- Work to complete -
Leave out every picture, and retype exactly the lines from the line with "Recreate this image" through the line with "directions = list(range(0, 360, 10))", both ends included.

(Items from a dataset)
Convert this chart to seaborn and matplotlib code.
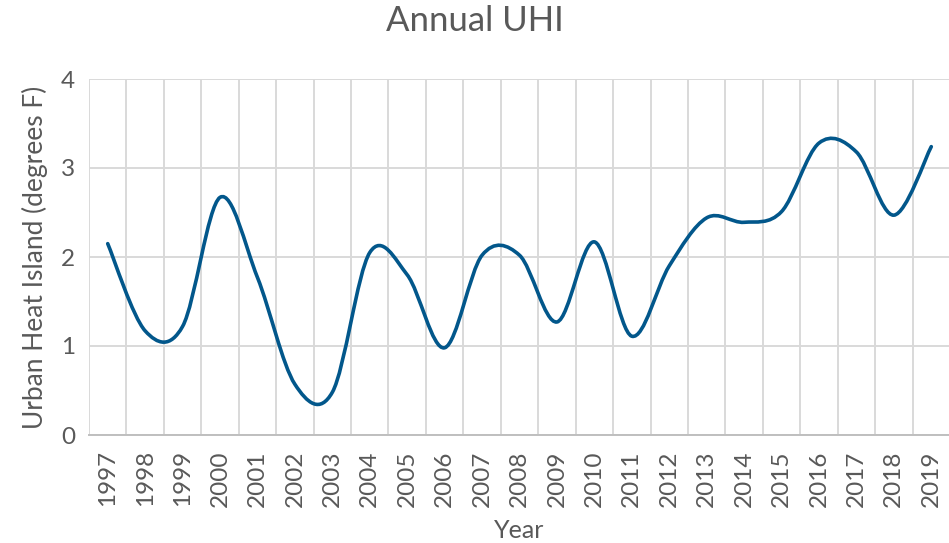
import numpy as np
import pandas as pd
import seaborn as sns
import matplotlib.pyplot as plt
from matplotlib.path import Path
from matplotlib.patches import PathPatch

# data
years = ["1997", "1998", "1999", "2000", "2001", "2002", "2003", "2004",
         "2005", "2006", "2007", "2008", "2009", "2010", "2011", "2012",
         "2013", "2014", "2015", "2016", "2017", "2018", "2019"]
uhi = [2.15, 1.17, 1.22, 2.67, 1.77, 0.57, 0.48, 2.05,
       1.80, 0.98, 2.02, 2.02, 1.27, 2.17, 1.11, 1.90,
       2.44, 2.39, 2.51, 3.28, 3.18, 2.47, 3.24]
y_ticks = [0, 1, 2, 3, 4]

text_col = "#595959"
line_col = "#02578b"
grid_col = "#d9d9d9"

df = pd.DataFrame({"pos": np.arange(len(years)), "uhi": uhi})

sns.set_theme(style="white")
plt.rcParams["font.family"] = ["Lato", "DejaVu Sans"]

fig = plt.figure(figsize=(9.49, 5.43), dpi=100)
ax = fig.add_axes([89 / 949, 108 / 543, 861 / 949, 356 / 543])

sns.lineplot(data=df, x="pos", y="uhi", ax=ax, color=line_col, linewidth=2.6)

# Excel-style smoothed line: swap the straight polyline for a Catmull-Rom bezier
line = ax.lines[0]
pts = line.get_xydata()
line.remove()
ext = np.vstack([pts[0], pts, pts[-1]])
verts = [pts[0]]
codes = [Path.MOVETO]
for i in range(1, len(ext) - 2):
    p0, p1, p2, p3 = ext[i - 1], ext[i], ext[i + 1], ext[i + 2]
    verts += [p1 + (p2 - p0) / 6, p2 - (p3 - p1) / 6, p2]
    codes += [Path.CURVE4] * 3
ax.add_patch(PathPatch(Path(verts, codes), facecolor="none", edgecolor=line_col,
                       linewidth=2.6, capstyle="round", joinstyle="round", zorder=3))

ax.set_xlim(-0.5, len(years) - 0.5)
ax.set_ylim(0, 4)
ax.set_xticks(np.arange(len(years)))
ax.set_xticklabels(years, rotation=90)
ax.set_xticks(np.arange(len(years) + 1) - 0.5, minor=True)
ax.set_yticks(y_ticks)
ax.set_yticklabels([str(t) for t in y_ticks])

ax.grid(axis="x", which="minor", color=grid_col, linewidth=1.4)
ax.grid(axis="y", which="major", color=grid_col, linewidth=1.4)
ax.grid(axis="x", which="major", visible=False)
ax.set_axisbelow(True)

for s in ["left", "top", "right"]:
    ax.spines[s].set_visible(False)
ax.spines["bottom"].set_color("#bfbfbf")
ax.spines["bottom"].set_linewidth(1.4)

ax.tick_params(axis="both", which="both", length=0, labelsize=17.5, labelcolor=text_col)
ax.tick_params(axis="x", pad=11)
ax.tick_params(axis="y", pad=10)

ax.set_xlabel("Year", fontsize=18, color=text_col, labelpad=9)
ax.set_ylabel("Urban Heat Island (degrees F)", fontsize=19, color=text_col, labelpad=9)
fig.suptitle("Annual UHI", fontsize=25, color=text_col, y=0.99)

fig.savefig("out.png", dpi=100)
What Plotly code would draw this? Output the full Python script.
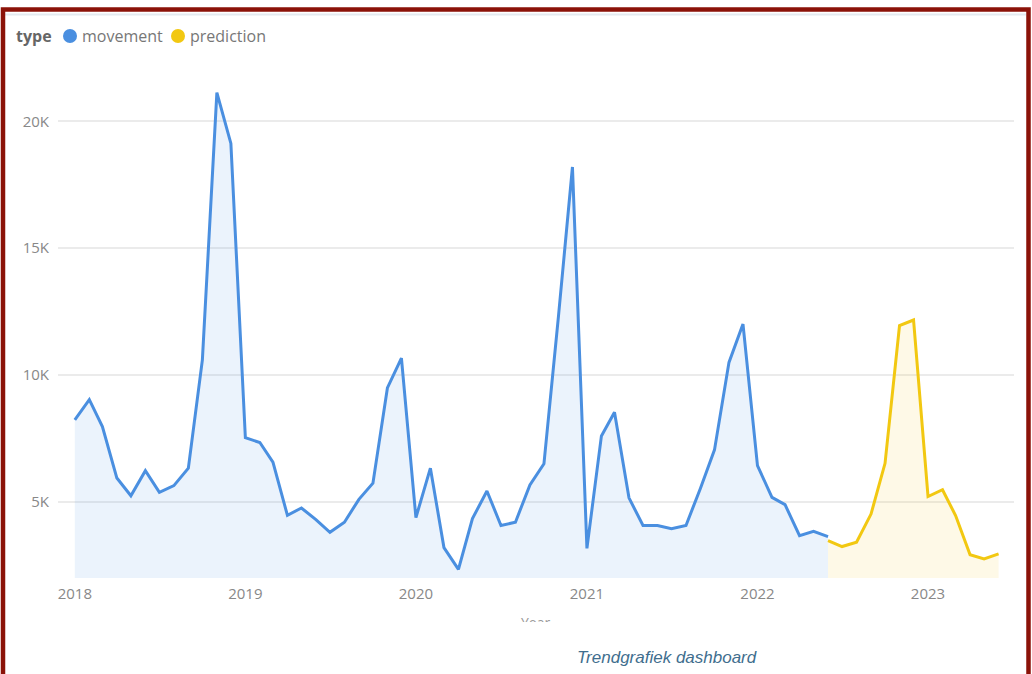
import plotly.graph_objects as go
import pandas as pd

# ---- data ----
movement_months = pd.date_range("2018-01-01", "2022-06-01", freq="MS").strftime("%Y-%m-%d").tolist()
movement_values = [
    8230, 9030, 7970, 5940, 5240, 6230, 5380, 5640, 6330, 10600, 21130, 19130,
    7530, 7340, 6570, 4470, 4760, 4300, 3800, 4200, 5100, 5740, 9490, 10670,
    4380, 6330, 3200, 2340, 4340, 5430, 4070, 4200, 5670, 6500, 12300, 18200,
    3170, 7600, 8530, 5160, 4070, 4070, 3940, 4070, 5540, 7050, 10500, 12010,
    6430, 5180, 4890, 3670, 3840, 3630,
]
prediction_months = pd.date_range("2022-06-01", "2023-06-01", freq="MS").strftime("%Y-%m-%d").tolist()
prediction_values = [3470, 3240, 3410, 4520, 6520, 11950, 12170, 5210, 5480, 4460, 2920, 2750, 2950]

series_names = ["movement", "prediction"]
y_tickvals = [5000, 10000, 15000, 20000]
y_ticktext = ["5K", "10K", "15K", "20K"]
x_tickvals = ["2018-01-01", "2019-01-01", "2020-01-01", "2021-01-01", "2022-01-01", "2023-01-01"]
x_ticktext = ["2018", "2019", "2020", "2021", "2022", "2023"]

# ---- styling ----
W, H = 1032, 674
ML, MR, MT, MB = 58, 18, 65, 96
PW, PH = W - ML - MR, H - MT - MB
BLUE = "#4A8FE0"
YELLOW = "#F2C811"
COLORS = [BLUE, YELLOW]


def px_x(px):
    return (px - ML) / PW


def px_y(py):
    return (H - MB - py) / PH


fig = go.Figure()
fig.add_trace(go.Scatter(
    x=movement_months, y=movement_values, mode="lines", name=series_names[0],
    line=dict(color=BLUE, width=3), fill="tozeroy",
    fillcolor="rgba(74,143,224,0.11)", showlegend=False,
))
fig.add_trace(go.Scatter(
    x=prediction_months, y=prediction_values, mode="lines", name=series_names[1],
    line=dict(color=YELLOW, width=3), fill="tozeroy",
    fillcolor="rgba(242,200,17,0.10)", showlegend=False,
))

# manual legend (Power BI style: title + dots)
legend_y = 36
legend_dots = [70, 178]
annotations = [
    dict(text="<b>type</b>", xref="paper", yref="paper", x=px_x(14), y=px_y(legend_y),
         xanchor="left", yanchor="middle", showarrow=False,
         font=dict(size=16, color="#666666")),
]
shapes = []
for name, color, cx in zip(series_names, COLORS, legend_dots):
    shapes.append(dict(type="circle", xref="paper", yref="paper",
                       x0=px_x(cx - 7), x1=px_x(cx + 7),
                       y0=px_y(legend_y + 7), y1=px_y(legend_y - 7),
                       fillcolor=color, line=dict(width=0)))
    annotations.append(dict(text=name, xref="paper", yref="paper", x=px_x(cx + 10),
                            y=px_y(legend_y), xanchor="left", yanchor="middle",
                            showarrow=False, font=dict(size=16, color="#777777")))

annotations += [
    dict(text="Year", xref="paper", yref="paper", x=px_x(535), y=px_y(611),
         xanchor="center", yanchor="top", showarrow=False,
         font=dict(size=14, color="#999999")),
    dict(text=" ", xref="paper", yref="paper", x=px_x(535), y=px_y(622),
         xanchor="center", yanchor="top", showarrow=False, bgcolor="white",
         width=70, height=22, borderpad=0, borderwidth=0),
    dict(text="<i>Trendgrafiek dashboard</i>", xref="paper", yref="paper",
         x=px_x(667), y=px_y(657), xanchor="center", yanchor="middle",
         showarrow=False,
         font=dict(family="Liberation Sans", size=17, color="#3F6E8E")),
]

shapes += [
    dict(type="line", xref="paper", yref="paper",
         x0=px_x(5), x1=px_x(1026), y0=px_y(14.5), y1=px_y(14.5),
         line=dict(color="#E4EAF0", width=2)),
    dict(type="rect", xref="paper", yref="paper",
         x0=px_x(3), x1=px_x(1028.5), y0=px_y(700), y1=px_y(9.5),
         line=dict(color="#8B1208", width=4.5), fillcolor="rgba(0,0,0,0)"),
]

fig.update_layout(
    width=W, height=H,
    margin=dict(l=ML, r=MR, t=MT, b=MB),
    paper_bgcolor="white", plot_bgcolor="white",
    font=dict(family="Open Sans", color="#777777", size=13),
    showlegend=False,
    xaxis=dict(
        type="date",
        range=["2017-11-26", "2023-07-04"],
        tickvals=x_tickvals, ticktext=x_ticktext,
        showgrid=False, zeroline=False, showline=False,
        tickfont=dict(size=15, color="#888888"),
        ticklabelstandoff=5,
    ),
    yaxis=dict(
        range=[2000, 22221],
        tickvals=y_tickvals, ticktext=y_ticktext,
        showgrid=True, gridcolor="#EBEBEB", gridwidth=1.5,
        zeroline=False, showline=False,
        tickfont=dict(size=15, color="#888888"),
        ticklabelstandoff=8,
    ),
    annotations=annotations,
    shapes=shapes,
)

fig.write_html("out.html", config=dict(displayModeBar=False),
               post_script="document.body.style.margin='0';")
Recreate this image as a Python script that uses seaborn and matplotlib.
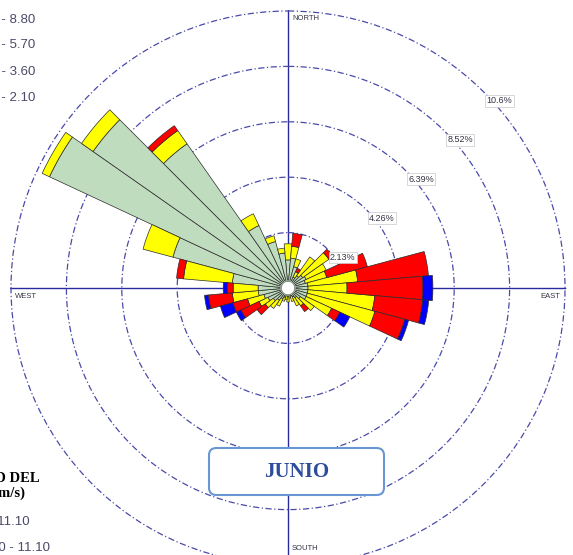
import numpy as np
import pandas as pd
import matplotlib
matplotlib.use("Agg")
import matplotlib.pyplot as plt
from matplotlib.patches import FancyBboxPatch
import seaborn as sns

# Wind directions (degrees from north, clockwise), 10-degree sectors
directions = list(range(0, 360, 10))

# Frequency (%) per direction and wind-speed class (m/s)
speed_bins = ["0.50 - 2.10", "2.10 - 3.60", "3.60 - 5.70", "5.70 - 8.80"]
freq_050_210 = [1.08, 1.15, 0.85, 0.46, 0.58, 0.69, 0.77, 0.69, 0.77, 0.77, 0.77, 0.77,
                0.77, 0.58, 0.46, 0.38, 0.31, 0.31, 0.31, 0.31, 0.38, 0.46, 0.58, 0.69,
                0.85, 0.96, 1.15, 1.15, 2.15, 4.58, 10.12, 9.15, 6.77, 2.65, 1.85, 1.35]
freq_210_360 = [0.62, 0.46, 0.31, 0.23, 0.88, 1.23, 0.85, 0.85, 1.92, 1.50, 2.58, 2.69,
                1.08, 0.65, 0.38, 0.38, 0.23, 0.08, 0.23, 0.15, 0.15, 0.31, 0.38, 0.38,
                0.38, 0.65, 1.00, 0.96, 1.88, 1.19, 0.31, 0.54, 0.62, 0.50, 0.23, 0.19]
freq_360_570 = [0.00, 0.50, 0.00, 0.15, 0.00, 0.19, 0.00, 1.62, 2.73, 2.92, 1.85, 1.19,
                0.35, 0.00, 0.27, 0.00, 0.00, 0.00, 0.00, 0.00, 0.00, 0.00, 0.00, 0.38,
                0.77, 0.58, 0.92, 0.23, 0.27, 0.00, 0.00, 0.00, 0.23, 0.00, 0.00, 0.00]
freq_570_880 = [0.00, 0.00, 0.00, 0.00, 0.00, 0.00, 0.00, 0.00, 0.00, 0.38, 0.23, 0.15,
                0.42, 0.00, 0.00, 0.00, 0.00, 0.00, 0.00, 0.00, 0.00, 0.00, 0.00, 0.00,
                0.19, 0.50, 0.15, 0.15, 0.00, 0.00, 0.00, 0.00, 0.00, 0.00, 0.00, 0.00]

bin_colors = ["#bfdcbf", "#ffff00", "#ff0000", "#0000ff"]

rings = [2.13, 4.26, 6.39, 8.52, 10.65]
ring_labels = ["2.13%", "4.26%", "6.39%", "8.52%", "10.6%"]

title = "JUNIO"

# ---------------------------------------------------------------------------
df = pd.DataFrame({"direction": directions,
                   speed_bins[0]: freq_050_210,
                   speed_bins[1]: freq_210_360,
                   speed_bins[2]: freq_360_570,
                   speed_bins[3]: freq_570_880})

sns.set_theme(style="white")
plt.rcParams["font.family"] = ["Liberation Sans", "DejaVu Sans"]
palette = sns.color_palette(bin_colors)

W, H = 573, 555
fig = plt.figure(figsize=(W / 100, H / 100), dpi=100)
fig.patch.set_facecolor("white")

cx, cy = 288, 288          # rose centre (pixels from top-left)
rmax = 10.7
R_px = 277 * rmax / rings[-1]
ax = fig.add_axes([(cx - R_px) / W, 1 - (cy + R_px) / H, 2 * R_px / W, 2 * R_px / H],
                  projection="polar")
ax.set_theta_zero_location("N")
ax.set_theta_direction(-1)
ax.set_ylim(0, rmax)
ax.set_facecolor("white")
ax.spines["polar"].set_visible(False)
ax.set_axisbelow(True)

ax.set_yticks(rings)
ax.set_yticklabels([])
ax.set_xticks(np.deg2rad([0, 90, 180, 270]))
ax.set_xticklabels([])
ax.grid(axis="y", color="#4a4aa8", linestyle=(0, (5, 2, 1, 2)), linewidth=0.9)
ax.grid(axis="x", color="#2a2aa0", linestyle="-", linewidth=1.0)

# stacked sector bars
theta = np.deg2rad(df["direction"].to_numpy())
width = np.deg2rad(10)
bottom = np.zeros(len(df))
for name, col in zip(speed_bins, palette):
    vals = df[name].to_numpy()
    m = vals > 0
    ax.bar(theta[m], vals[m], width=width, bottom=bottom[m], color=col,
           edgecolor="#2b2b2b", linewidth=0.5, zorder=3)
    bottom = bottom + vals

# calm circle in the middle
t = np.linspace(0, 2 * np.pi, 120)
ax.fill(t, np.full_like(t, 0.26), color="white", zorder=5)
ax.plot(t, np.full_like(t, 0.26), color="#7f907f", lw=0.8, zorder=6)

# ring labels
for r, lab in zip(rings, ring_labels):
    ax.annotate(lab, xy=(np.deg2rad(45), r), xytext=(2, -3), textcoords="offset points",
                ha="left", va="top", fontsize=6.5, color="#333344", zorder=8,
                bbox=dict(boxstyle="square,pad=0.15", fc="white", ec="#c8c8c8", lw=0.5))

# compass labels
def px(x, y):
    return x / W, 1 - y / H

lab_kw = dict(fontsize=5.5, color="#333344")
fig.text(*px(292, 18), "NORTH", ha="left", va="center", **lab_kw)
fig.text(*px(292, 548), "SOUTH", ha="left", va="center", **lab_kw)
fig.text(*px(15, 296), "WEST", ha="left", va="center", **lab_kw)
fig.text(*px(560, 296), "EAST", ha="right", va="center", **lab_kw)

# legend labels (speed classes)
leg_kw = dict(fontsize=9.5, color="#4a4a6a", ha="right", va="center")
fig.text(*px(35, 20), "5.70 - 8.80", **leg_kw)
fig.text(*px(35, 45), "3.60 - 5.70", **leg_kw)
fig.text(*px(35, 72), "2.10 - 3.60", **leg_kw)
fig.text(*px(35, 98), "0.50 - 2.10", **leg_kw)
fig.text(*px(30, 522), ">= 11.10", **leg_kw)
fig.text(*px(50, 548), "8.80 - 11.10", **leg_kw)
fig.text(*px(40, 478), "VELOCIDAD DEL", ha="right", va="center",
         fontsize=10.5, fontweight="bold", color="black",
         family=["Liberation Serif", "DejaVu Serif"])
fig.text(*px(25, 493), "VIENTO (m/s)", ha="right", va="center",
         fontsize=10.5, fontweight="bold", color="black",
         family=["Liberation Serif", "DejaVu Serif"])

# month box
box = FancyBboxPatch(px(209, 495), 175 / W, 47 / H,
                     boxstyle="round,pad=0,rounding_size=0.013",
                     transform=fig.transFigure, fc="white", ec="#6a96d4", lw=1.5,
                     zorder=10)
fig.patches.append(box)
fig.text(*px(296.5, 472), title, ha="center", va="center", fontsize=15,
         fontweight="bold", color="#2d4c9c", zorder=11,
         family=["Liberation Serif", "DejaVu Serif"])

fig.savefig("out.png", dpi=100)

- Result for this exercise -
Recreate this image as a Python script that uses seaborn and matplotlib.
import numpy as np
import pandas as pd
import matplotlib
matplotlib.use("Agg")
import matplotlib.pyplot as plt
from matplotlib.patches import FancyBboxPatch
import seaborn as sns

# Wind directions (degrees from north, clockwise), 10-degree sectors
directions = list(range(0, 360, 10))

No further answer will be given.